▶ **TASK STATEMENT**:
For the listing below, give the number of lines in which "chart" occurs. Add nothing.

▶ **INPUT ROWS**:
------------------------------------------------

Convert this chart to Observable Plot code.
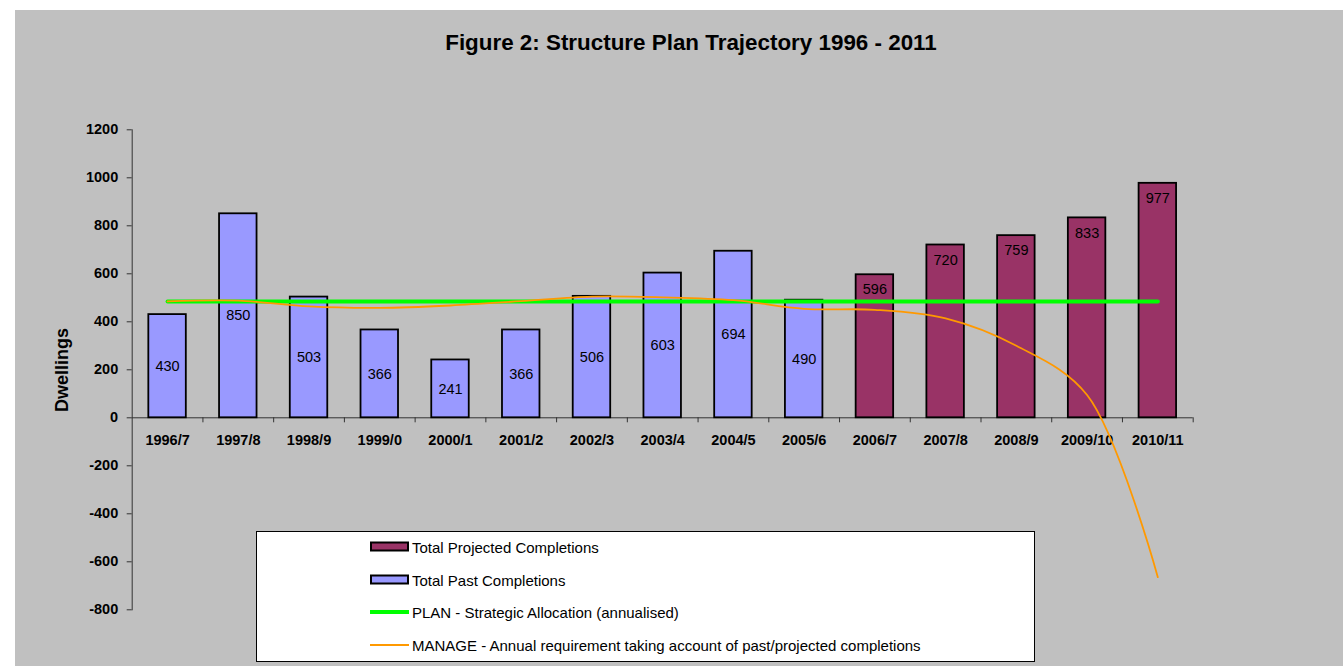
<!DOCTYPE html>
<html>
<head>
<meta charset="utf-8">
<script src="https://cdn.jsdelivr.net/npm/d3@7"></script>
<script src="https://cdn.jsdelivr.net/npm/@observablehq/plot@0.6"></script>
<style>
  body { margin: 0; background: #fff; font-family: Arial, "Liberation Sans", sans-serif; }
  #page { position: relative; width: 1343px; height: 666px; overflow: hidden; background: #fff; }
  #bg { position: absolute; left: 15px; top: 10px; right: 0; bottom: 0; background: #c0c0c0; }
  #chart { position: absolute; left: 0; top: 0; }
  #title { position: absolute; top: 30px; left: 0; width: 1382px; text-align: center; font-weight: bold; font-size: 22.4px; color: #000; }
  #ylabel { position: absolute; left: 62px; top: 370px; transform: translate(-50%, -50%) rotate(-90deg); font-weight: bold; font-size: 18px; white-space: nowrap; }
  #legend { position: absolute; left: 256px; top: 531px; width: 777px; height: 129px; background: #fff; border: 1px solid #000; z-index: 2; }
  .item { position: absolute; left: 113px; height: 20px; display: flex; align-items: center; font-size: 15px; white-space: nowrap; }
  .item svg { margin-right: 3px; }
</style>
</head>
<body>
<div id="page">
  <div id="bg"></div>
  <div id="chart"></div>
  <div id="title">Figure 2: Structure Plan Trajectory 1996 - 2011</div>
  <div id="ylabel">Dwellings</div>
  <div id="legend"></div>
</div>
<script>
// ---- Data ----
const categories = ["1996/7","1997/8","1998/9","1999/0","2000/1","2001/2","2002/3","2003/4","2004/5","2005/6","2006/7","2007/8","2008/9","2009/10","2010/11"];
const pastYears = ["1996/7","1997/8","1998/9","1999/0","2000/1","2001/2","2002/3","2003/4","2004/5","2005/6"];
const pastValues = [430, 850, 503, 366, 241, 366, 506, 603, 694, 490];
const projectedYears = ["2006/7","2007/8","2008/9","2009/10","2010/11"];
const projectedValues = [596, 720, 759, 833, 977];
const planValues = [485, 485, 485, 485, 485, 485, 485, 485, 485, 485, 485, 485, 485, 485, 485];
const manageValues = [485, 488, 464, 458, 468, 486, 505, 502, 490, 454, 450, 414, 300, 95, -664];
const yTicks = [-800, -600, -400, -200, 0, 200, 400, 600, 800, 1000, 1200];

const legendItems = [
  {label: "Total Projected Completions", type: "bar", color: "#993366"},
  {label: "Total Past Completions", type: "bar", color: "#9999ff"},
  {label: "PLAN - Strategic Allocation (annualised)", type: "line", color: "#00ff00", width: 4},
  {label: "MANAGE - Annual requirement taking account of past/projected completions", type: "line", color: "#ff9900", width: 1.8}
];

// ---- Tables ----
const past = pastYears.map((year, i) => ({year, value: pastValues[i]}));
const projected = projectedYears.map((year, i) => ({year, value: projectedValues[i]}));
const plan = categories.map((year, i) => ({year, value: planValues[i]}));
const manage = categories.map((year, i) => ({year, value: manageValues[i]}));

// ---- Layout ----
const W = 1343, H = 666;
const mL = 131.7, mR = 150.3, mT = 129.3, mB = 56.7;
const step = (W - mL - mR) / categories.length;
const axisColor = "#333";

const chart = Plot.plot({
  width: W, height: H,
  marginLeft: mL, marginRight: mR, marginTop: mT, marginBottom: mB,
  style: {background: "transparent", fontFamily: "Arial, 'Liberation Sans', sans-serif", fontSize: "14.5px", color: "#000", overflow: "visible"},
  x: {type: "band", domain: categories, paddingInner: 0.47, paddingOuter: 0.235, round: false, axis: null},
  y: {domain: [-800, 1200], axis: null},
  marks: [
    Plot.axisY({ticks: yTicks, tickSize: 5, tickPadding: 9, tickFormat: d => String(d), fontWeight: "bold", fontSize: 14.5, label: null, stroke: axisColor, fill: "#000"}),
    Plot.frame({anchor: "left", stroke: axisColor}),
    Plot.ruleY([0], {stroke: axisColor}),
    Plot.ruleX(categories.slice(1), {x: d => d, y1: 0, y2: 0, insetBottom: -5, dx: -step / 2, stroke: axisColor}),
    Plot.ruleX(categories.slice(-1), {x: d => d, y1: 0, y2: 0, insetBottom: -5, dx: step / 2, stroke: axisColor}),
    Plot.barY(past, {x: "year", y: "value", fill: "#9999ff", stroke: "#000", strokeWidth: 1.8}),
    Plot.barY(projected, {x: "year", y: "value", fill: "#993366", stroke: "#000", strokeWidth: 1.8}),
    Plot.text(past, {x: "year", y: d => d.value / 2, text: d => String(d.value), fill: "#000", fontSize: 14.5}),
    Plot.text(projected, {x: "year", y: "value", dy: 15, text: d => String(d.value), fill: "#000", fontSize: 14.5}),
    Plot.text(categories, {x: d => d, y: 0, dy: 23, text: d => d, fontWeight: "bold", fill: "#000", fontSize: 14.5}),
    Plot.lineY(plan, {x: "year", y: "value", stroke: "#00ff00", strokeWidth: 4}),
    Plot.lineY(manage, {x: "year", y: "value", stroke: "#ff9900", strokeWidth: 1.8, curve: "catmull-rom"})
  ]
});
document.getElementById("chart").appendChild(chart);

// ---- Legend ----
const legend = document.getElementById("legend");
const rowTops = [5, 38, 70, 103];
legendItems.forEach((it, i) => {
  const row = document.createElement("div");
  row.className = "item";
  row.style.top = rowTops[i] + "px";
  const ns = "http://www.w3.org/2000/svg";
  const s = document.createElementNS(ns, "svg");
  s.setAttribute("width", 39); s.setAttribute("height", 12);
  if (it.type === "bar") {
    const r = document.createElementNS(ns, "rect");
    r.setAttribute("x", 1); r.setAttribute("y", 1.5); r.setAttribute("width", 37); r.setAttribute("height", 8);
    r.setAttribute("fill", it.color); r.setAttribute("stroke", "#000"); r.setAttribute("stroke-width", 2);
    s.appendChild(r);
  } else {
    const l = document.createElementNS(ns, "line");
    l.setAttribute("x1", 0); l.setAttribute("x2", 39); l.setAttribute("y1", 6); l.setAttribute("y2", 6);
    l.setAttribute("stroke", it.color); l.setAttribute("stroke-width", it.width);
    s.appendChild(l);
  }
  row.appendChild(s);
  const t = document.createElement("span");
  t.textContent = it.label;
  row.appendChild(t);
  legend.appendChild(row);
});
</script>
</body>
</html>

------------------------------------------------

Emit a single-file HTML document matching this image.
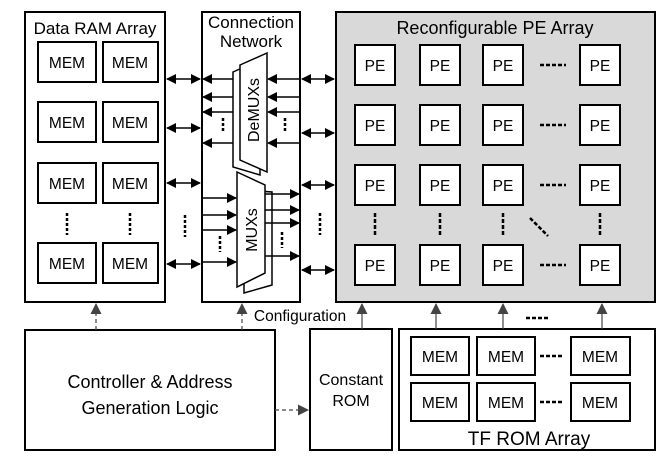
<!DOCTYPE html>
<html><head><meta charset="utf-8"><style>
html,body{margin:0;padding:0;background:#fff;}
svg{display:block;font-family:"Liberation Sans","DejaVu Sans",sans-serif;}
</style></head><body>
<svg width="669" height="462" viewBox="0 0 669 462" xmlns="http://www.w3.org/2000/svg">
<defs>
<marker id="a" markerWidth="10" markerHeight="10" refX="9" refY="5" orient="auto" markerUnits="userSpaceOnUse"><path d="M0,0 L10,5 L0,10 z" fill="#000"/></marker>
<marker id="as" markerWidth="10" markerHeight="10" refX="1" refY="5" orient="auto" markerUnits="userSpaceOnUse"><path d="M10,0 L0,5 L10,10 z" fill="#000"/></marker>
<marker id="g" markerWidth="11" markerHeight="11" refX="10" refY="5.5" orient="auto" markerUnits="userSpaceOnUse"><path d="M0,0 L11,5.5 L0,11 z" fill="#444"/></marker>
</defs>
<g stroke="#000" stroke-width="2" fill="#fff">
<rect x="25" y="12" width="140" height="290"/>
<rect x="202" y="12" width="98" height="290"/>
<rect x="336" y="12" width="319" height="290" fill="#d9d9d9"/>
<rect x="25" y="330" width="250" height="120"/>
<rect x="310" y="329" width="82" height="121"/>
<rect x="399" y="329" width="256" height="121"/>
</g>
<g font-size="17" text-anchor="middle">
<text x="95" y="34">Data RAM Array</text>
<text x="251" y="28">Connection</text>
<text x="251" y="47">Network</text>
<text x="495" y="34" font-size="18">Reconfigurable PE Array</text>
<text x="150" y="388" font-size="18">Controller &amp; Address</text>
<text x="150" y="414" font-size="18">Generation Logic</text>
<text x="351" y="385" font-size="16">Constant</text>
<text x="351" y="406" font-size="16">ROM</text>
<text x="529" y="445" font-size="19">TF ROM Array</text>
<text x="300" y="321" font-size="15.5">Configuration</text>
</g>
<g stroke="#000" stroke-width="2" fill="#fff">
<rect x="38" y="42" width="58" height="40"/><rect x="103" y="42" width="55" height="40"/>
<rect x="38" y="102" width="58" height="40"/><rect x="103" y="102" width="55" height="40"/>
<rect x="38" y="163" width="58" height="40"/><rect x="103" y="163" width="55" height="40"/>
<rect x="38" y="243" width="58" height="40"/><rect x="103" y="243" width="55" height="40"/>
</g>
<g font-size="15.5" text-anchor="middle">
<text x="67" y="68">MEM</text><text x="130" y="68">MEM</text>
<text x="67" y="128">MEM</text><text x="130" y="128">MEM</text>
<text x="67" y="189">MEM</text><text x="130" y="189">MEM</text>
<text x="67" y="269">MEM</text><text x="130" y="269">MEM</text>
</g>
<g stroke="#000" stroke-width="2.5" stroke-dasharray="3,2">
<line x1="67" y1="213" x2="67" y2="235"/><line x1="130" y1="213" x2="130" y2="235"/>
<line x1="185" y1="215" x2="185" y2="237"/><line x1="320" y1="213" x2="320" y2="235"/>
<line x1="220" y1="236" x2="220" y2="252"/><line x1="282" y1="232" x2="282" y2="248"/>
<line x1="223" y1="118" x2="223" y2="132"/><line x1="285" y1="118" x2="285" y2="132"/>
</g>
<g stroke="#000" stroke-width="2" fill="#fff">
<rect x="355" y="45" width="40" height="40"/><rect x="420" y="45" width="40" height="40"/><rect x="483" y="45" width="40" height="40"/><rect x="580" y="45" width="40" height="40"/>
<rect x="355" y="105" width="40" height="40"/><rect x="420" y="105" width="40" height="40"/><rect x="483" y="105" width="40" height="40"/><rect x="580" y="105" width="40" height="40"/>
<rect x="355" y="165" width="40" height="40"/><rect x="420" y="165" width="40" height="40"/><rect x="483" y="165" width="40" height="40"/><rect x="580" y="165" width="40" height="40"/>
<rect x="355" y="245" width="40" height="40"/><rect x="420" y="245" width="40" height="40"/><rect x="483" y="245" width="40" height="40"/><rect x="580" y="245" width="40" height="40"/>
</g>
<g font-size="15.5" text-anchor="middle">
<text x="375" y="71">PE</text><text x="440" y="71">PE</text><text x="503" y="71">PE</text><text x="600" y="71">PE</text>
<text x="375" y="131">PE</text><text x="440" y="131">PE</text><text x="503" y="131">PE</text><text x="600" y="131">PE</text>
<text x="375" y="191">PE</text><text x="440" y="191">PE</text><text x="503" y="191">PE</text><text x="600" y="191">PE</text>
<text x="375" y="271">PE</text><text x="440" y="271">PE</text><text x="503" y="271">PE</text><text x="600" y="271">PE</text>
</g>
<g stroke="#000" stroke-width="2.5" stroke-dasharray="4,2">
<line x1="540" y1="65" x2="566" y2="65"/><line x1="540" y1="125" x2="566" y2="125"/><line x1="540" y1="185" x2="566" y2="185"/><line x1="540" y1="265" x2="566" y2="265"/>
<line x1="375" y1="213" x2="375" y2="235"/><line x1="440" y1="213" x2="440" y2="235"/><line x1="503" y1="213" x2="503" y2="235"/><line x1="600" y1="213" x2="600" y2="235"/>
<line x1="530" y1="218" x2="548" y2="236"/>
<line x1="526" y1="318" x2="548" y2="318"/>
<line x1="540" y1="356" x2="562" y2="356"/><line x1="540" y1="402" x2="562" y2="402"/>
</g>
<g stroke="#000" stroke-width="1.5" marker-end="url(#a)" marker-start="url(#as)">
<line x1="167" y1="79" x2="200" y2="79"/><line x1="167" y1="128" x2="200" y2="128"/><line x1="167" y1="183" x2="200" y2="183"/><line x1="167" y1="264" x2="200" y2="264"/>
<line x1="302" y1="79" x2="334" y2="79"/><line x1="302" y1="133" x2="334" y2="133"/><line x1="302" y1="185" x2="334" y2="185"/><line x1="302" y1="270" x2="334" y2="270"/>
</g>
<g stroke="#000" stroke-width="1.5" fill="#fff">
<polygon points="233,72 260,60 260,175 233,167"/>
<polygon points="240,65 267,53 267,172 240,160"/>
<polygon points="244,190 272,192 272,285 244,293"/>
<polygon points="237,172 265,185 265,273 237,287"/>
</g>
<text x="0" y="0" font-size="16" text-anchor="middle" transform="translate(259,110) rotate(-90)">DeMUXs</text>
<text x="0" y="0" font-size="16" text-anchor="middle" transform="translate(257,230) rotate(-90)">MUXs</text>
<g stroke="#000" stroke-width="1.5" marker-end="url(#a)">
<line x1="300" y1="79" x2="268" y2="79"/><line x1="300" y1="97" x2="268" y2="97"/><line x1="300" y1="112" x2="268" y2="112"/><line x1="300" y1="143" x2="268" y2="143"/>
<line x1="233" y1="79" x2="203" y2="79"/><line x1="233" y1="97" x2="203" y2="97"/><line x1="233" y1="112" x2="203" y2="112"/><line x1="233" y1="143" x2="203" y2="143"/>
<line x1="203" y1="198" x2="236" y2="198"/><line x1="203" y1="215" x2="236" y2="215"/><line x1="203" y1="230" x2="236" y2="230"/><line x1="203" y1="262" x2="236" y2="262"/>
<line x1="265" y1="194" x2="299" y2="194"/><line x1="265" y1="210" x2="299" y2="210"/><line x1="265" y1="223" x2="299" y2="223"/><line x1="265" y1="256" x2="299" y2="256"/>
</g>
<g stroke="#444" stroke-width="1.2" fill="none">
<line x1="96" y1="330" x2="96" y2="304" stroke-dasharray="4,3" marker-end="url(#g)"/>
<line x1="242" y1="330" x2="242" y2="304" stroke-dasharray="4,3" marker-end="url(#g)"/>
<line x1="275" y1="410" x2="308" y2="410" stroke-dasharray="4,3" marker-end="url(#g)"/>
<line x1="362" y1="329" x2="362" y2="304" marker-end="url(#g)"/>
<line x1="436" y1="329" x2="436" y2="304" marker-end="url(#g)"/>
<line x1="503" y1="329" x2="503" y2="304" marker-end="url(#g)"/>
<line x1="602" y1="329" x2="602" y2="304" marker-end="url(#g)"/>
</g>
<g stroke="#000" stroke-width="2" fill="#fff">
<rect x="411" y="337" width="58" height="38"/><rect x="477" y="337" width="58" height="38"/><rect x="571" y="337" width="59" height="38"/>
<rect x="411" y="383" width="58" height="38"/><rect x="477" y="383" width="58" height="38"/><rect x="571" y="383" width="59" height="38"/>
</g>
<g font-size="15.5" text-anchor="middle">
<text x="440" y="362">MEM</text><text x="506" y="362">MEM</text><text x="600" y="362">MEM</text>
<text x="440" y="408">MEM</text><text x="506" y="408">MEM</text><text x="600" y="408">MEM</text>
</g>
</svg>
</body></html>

------------------------------------------------

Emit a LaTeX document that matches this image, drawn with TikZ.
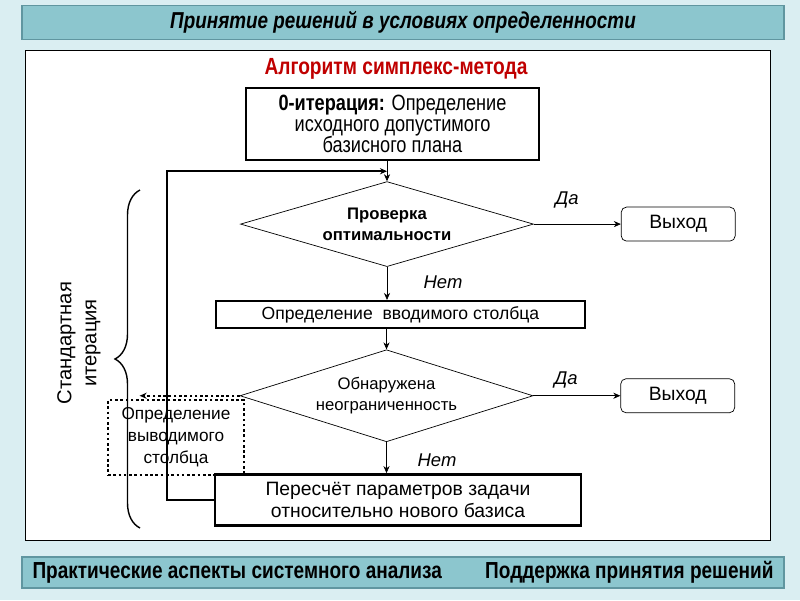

------------------------------------------------

▶ **RESPONSE**:
5